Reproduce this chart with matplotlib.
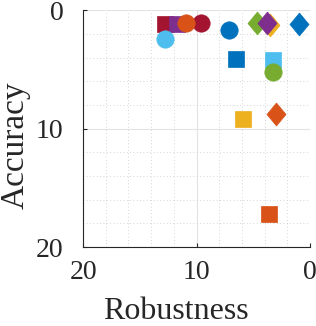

=======

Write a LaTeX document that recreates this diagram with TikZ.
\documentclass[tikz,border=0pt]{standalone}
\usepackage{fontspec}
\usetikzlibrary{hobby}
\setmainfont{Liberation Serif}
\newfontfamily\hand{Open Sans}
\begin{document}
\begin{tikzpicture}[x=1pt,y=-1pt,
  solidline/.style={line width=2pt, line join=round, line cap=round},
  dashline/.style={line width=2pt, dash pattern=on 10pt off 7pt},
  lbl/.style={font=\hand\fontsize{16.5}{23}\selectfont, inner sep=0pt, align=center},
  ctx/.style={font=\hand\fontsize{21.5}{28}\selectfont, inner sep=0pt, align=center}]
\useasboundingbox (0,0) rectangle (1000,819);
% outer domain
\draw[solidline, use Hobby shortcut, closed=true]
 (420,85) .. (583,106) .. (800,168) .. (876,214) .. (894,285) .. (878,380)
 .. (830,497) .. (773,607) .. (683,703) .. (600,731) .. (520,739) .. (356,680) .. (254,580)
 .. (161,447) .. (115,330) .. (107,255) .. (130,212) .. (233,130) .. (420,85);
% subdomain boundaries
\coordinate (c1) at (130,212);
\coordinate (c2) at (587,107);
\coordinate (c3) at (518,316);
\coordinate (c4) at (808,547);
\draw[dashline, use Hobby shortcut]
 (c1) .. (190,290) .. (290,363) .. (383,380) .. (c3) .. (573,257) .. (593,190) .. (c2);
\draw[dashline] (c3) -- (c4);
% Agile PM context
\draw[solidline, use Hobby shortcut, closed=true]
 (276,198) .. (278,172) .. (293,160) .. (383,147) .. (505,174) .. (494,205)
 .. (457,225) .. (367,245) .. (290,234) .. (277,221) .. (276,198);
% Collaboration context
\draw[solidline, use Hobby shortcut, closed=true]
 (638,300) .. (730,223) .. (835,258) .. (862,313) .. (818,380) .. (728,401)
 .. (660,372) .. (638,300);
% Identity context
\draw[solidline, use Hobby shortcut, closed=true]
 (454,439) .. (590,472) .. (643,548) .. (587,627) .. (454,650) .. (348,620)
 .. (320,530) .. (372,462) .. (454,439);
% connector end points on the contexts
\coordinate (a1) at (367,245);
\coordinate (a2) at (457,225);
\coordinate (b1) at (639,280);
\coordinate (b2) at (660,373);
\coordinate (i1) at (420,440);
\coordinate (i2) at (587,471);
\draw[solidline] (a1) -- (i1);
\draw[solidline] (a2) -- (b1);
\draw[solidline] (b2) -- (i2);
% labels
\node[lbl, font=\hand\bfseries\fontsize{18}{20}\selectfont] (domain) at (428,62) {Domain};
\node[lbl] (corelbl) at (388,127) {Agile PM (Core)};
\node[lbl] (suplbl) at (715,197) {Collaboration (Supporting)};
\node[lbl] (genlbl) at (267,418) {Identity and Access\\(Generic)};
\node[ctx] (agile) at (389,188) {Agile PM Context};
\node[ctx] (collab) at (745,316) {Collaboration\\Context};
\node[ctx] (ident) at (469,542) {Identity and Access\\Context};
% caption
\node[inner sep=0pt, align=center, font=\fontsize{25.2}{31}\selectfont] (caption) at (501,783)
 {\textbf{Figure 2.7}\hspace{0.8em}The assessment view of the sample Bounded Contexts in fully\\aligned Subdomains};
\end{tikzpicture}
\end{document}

=======

Determine how many lines in the listing above hold the string "this", then write only the number.

2